In [None]:
#---This program is used to forecast 1 week CDRs based on 55 previous days' data

#---Install these bibs so the program works properly
import tensorflow as tf
from tensorflow.keras.models import Sequential
from tensorflow.keras.layers import *
from tensorflow.keras.callbacks import ModelCheckpoint
from tensorflow.keras.losses import MeanSquaredError
from tensorflow.keras.losses import MeanAbsoluteError
from tensorflow.keras.metrics import RootMeanSquaredError
from tensorflow.keras.optimizers import Adam
from tensorflow.keras.models import load_model
from numpy import loadtxt
import matplotlib.pyplot as plt
import os
import pandas as pd
import numpy as np
from sklearn.metrics import mean_absolute_error
from sklearn.metrics import mean_squared_error

In [None]:
#--Loading Cell_ID vector, whose elements tell from which ID the matrix_TS row is the corresponding time-series

Cell_ID = loadtxt('ID_labels.csv', delimiter=',') 
df = pd.read_csv('matrixTS.csv',header=None)
df.head(6)

In [None]:
#--Defines the Cell ID to be forecasted and plots the corresponding time-series

days = 62 #Train and validation size need to be changed if this value is tunned
matrix = df.to_numpy()

ID=60
time_series = matrix[ID][:]
hour = np.linspace(0,24*days,24*days)

plt.figure(figsize=(15,6))
plt.title('Traffic load of Cell ID = %d' % (Cell_ID[60])) 
plt.plot(hour,time_series,'b')

In [None]:
#---This function creates the sliding window to construct the training data set

def df_to_X_y(df,window_size):
    df_as_np = df
    X = []
    y = []
    for i in range(len(df_as_np)-window_size):
        row = [[a] for a in df_as_np[i:i+window_size]] 
        X.append(row)
        y.append(df_as_np[i+window_size])
    return np.array(X), np.array(y)

#-Each vector of matrix X contains "window_size" elements used as input to train the model
#-Each element of vector y contains one element that the model needs to predict based on the respective row of X

In [None]:
#---Standardization of the CDR time-series

train_size = 24*50 # defines number of samples of training data: 50 days with 24 samples each
validation_size = 24*5 # defines number of samples of validation data: 5 days with 24 samples each

time_series_mean = time_series[:train_size].mean() #--Considering just the training part
time_series_std = time_series[:train_size].std() #--Considering just the training part

time_series_standardized = (time_series - time_series_mean) / time_series_std

plt.figure(figsize=(15,6))
plt.title('Traffic load of Cell ID = %d standardized' % (Cell_ID[60])) 
plt.plot(hour,time_series_standardized,'b')

In [None]:
WINDOW_SIZE = 24
X,y = df_to_X_y(time_series_standardized,WINDOW_SIZE)
X.shape, y.shape

## Splitting data to training and testing

In [None]:
X_train, y_train = X[:train_size], y[:train_size]
X_val, y_val = X[train_size:(train_size+validation_size)], y[train_size:(train_size+validation_size)]
y_test = time_series[(train_size+validation_size):]
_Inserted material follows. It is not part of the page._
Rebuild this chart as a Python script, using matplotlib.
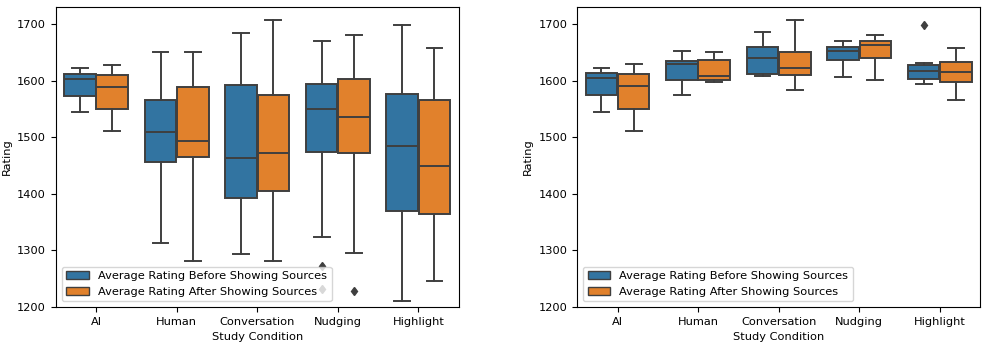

X_train.shape, X_val.shape

## Constructing LSTM model

In [None]:
model1 = Sequential()
model1.add(InputLayer((WINDOW_SIZE,1)))

#-Comment or uncomment lines to insert/remove layers of the LSTM
#-Change the number of neurons inside each layers

#model1.add(LSTM(128,return_sequences=True)) # default activation function is tanh
#model1.add(LSTM(128,return_sequences=True)) # default activation function is tanh
model1.add(LSTM(64,return_sequences=True)) # default activation function is tanh
model1.add(LSTM(64)) # default activation function is tanh

model1.add(Dense(32,'relu'))
model1.add(Dense(1,'linear'))

model1.summary()


In [None]:
#--Model Training

#-Set the hyperparemeters according to your application: learning_rate, epochs, batch size
model1.compile(loss=MeanSquaredError(), optimizer=Adam(learning_rate=0.0001), metrics=[RootMeanSquaredError()])
model1.fit(X_train,y_train, validation_data=(X_val,y_val),epochs=1000, batch_size=32)

In [None]:
#---Predictions for "N_day_pred" days

predictions_standardized = []
vec_last_samples = X_val[len(y_val)-1]

vec_last_samples = vec_last_samples.reshape((vec_last_samples.shape[1], vec_last_samples.shape[0], 1))

N_day_pred = 7
for i in range(0,24*N_day_pred):
    prediction = model1.predict(vec_last_samples).flatten() #flatten() is just to take the []
    predictions_standardized.append(prediction)
    
    for j in range(0,WINDOW_SIZE-1):
        vec_last_samples[0,j,0] = vec_last_samples[0,j+1,0]
    vec_last_samples[0,int(WINDOW_SIZE-1),0] = prediction
    #print(vec_last_samples)

In [None]:
#---Plotting the predictions

plt.figure(figsize=(15,6))
plt.title('Prediction for Cell ID = %d (standardized)' % (Cell_ID[60])) 
plt.plot(predictions_standardized,'r')
plt.plot(time_series_standardized[train_size+validation_size:],'b')

In [None]:
#--Ploting the actual result (not considering mean and std)
predictions_standardized = np.array(predictions_standardized)
predictions_week = predictions_standardized*time_series_std+time_series_mean

plt.figure(figsize=(15,6))
plt.title('Prediction for Cell ID = %d' % (Cell_ID[60])) 
plt.plot(predictions_week,'r')
plt.plot(y_test,'b')

In [None]:
MAE = mean_absolute_error(predictions_week,y_test)
MSE = mean_squared_error(predictions_week,y_test)
print('MAE:', "%.3f" % MAE)
print('MSE:', "%.3f" % MSE)